The Soviet State has always been a consistent defender of the freedom and independence of all peoples. We naturally, therefore, cannot concede to the United States any right to control the destinies of other countries, including the countries of Latin America. We consider that any interference by one State in the affairs of another—especially armed interference—is a violation of all international laws and of the principles of peaceful coexistence which the Soviet Union has invariably upheld since the first days of its existence.

If it is now, more than ever before, the duty of every State and its leaders not to permit actions which are capable of jeopardizing universal peace, that applies with all the more force to the leaders of the great Powers. It is this that I urge upon you, Mr. President.

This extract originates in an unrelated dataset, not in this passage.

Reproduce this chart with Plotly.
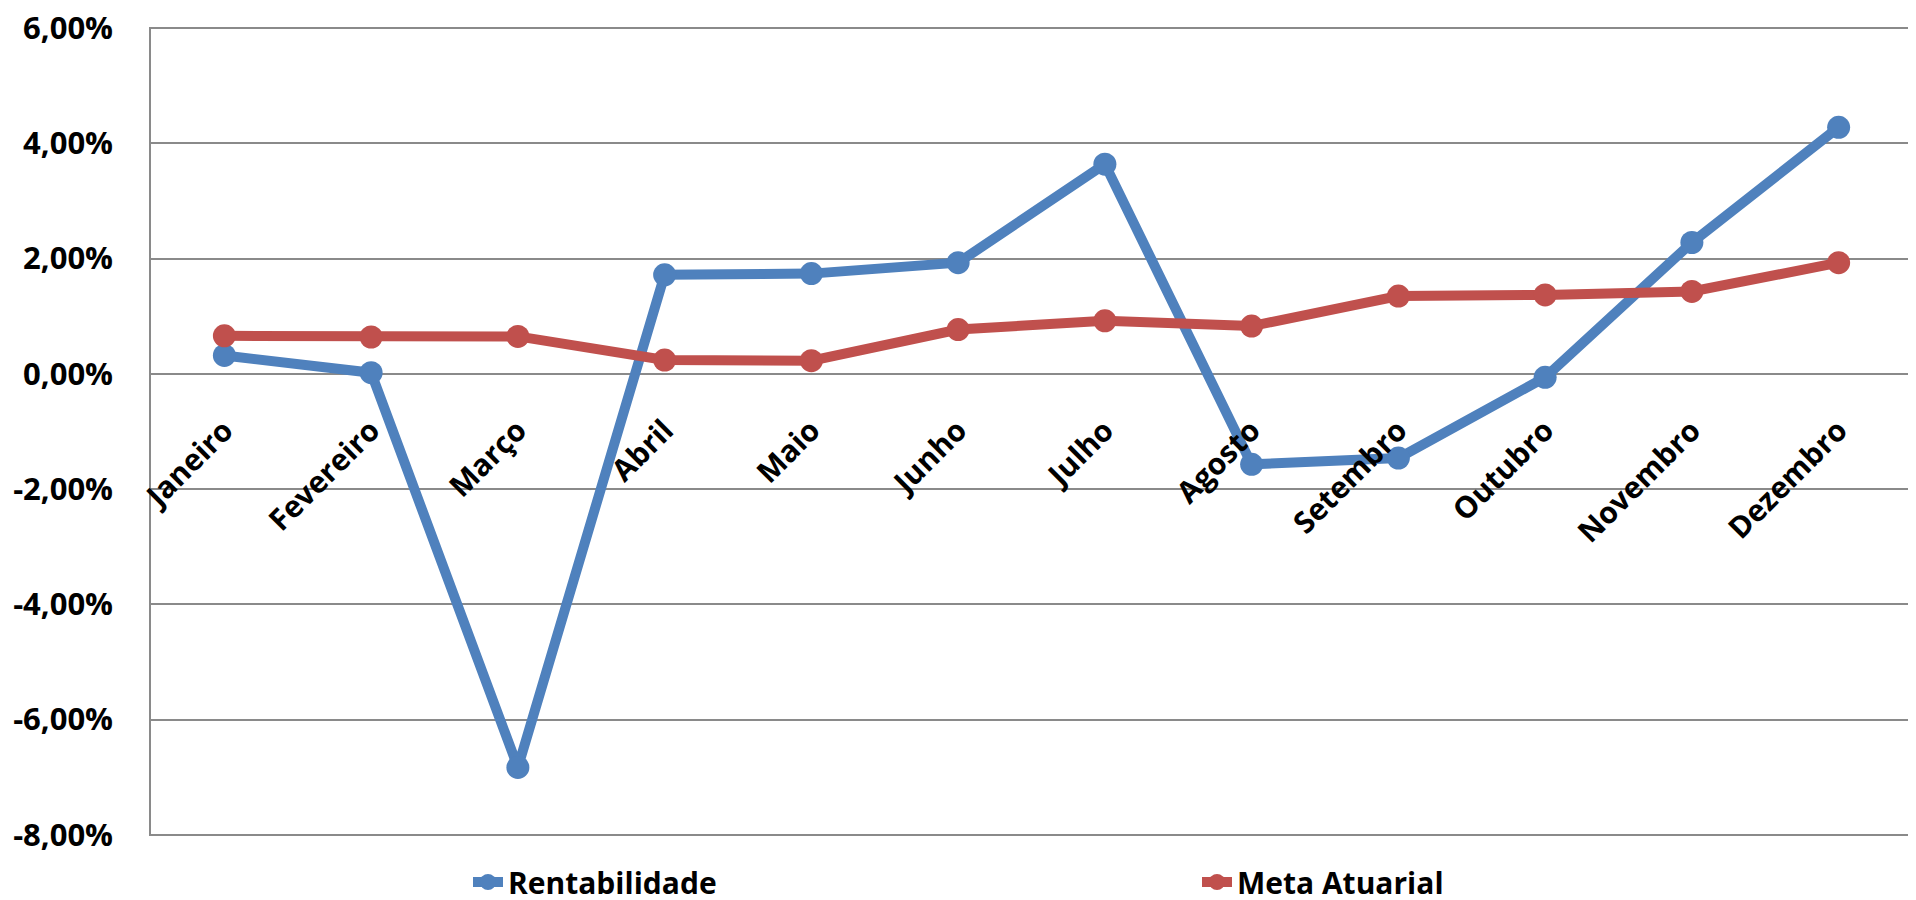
import plotly.graph_objects as go

months = ["Janeiro", "Fevereiro", "Março", "Abril", "Maio", "Junho",
          "Julho", "Agosto", "Setembro", "Outubro", "Novembro", "Dezembro"]
rentabilidade = [0.32, 0.02, -6.83, 1.72, 1.74, 1.93, 3.64, -1.57, -1.46, -0.06, 2.28, 4.28]
meta_atuarial = [0.66, 0.64, 0.65, 0.24, 0.23, 0.77, 0.92, 0.83, 1.35, 1.37, 1.43, 1.93]
y_tick_vals = [-8, -6, -4, -2, 0, 2, 4, 6]
y_tick_text = ["-8,00%", "-6,00%", "-4,00%", "-2,00%", "0,00%", "2,00%", "4,00%", "6,00%"]

BLUE = "#4F81BD"
RED = "#C0504D"
FONT = "Open Sans"

# the page body keeps its default 8px margin, so the figure is 8px smaller
W, H = 1908, 892
Y_MIN, Y_MAX = -8.02, 6.02

fig = go.Figure()
fig.add_trace(go.Scatter(
    x=months, y=rentabilidade, name="Rentabilidade", mode="lines+markers",
    line=dict(color=BLUE, width=10), marker=dict(color=BLUE, size=23),
))
fig.add_trace(go.Scatter(
    x=months, y=meta_atuarial, name="Meta Atuarial", mode="lines+markers",
    line=dict(color=RED, width=10), marker=dict(color=RED, size=23),
))

fig.update_layout(
    width=W, height=H,
    margin=dict(l=143, r=4, t=19, b=64, autoexpand=False),
    paper_bgcolor="white", plot_bgcolor="white",
    font=dict(family=FONT, color="black"),
    showlegend=True,
    legend=dict(
        orientation="h", x=0.180, y=1 - 874 / H, xanchor="left", yanchor="middle",
        yref="container",
        font=dict(family=FONT, size=30, weight="bold", color="black"),
        entrywidth=684, entrywidthmode="pixels",
        bgcolor="rgba(0,0,0,0)",
    ),
    xaxis=dict(
        type="category", categoryorder="array", categoryarray=months,
        range=[-0.5, 11.5],
        anchor="free", position=(0 - Y_MIN) / (Y_MAX - Y_MIN), automargin=False,
        showgrid=False, showline=False, zeroline=False, ticks="",
        tickangle=-45,
        tickfont=dict(family=FONT, size=30, weight="bold", color="black"),
        ticklabelstandoff=32,
    ),
    yaxis=dict(
        range=[Y_MIN, Y_MAX], tickvals=y_tick_vals, ticktext=y_tick_text,
        automargin=False, ticklabeloverflow="allow",
        showgrid=True, gridcolor="#8a8a8a", gridwidth=1.5,
        zeroline=False, showline=True, linecolor="#8a8a8a", linewidth=1.5,
        ticks="", ticklabelstandoff=30,
        tickfont=dict(family=FONT, size=31, weight="bold", color="black"),
    ),
)

fig.write_html("out.html")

The Soviet Government’s position in international affairs remains unchanged. We wish to build our relations with the United States in such a way that neither the Soviet Union nor the United States, as the two most powerful countries in the world, shall engage in sabre-rattling or push their military or economic superiority to the forefront, since that would lead to an aggravation of the international situation, not to its improvement. We are sincerely desirous of reaching agreement, both with you and with other countries of the world, on disarmament and all the other questions whose solution would promote peaceful coexistence, the recognition of every people’s right to the social and political systems established by it, genuine respect for the will of the peoples and non-interference in their internal affairs. Only under these conditions can one really speak of coexistence, for coexistence is possible only if States with different social systems obey international laws and recognize the maintenance of world peace as their highest aim. Only in that event will peace be based on firm foundations.

N. Khrushchev
  1. Source: Department of State, Presidential Correspondence: Lot 66 D 204. No classification marking. Transmitted in telegram 2562 from Moscow, April 11. A copy of section 1 of 3 of that telegram is in the Kennedy Library, National Security Files, Countries Series, USSR, Khrushchev Correspondence. The source text was transmitted as an enclosure to despatch 1183 from Moscow, May 11, and indicates it was “translated from Russian.” The Russian-language text was transmitted as an enclosure to despatch 747 from Moscow, May 3. (Department of State, Central Files, 611.37/5-361) A slightly different text is printed in Department of State Bulletin, May 8, 1961, pp. 664-667.
  2. Document 10.
  3. Reference is to President Kennedy’s address before the American Society of Newspaper Editors on April 20; for text, see Public Papers of the Presidents of the United States:John F. Kennedy, 1961, pp. 304-306.
  4. Printed from a copy that bears this typed signature.